Similar is the situation in construction and real estate, the second-largest employers after agriculture, accounting for 34-45 million daily-wage jobs in an economy of jobless growth. Contractors are laying them off in droves because the contractors are denied access to their own money to pay their labour. Wage-earnings in construction have thus been slashed by 80%-90%. One prominent news magazine has a cover story portraying Real Estate as descending from “Boom to Doom”.
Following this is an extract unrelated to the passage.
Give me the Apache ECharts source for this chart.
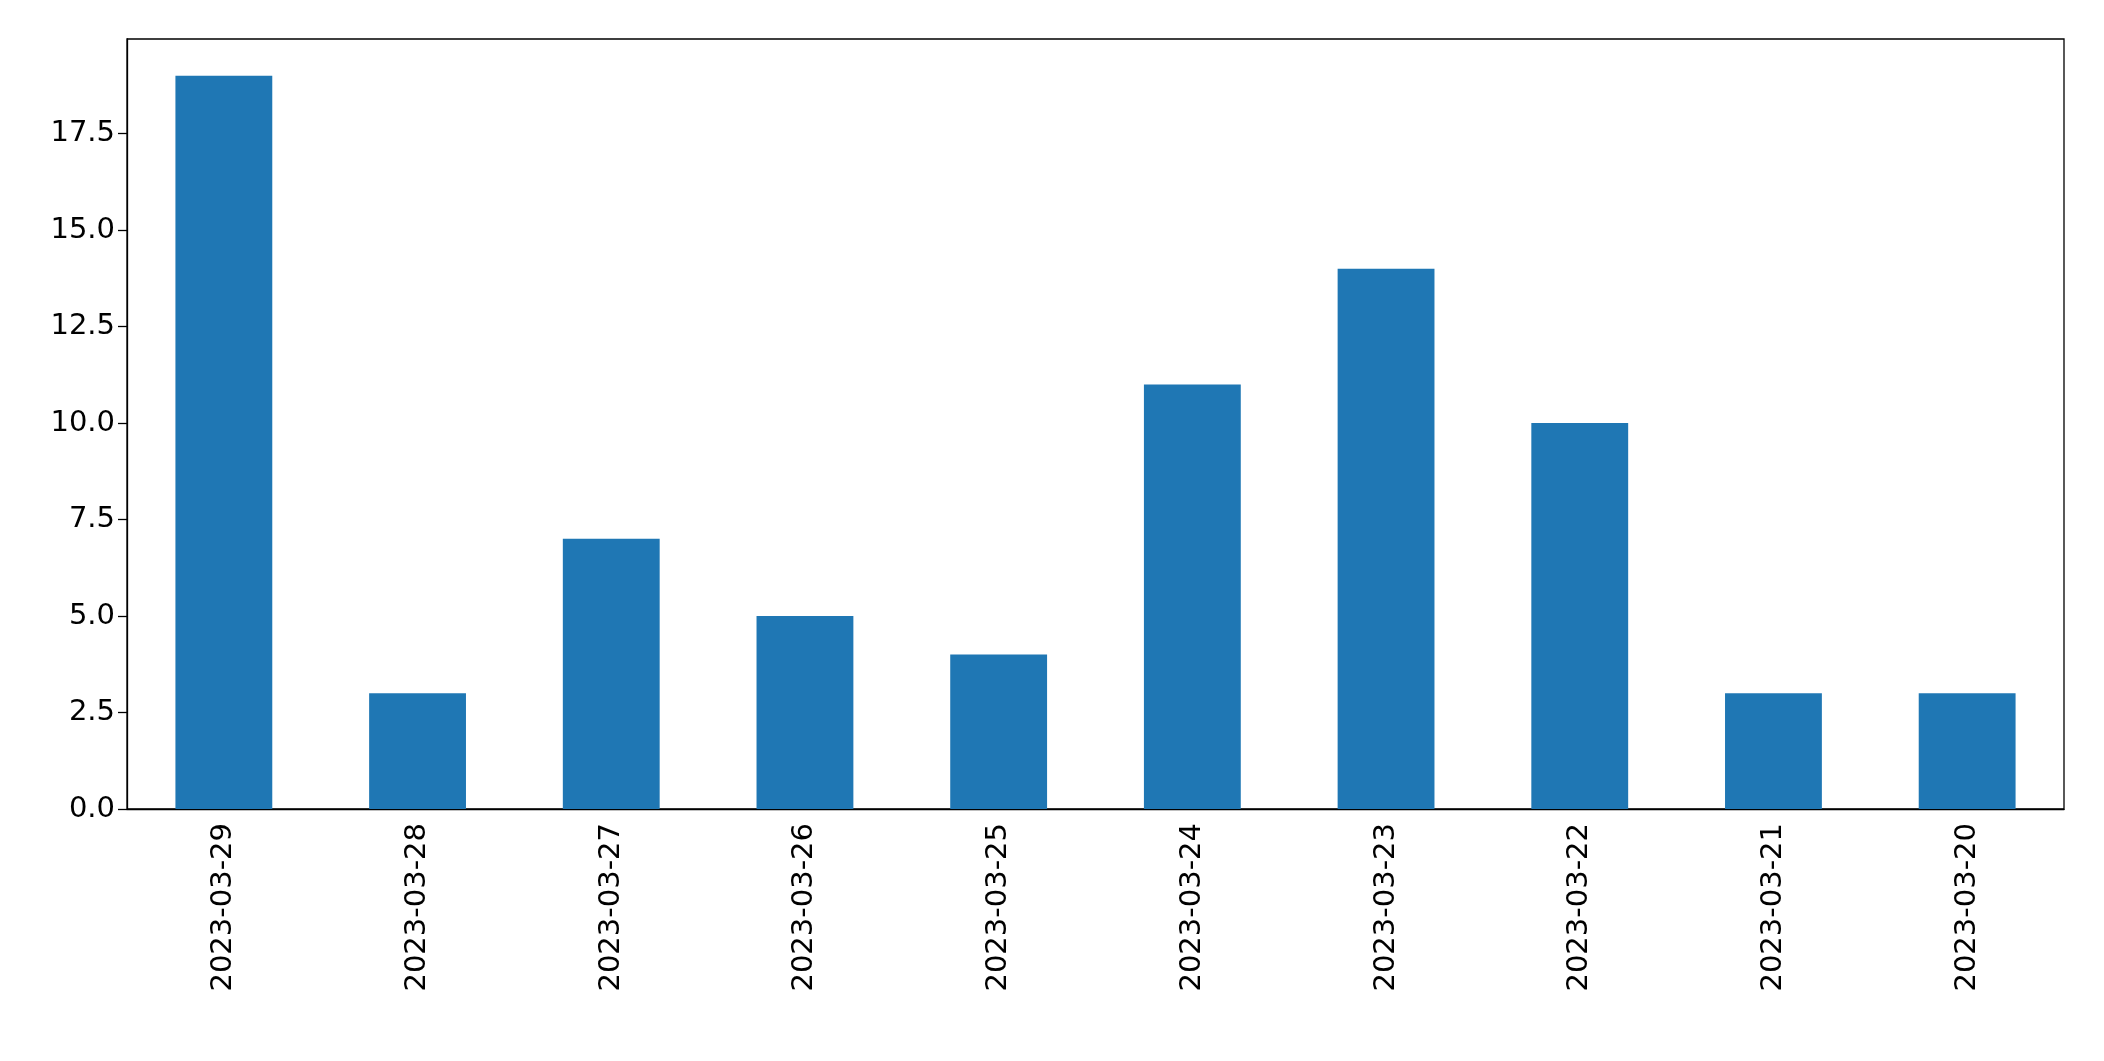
<!DOCTYPE html><html><head><meta charset="utf-8"><script src="https://cdn.jsdelivr.net/npm/echarts@6/dist/echarts.min.js"></script>
<style>html,body{margin:0;background:#fff}#c{width:2104px;height:1061px}</style></head><body><div id="c"></div><script>
const categories=['2023-03-29','2023-03-28','2023-03-27','2023-03-26','2023-03-25','2023-03-24','2023-03-23','2023-03-22','2023-03-21','2023-03-20'];
const values=[19,3,7,5,4,11,14,10,3,3];
const yTicks=[0,2.5,5,7.5,10,12.5,15,17.5];
const ch=echarts.init(document.getElementById('c'));
const font='DejaVu Sans';
ch.setOption({animation:false,
grid:{left:127,right:40,top:39,bottom:252,show:true,borderColor:'#000',borderWidth:1.3},
xAxis:{type:'category',data:categories,axisLine:{lineStyle:{color:'#000',width:1.3}},
 axisTick:{alignWithLabel:true,length:9,lineStyle:{color:'#000',width:1.3}},
 axisLabel:{rotate:90,color:'#000',fontSize:29,fontFamily:font,margin:14,interval:0}},
yAxis:{type:'value',min:0,max:19.95,interval:2.5,splitLine:{show:false},
 axisLine:{show:true,lineStyle:{color:'#000',width:1.3}},axisTick:{show:true,length:9,lineStyle:{color:'#000',width:1.3}},
 axisLabel:{color:'#000',fontSize:29,fontFamily:font,margin:12,showMaxLabel:false,formatter:v=>yTicks.includes(v)?v.toFixed(1):''}},
series:[{type:'bar',data:values,barWidth:'50%',itemStyle:{color:'#1f77b4'}}]});
</script></body></html>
As for manufacturing, millions – literally millions – of small and medium enterprises have closed down. At least 60,000 microfinance companies are badly hit, repayment collections having dropped by 600 cores and disbursements having collapsed in similar measure. (See the parallel to 1770 when, to quote Sivaramkrishna, “Artisans, weavers and workers were thrown out of work due to the slump in demand.”) Urban unemployment has shot up from a little over 7% to well over 9%. As one financial analyst succinctly put it: “cash shortages (have) hampered growth of new work, buying activity and production”. (That is what Stevenson meant when he said of the shortage of money that aggravated the causes of the Bengal famine of 1770, that this “destroyed the mechanism of the exchange of goods”). As for the informal sector of the economy that employs 90% of the work-force, the renowned economist, Pronob Sen of the International Growth Centre, has bluntly stated that demonetization has “penalized” the entire informal sector and damaged it “permanently”.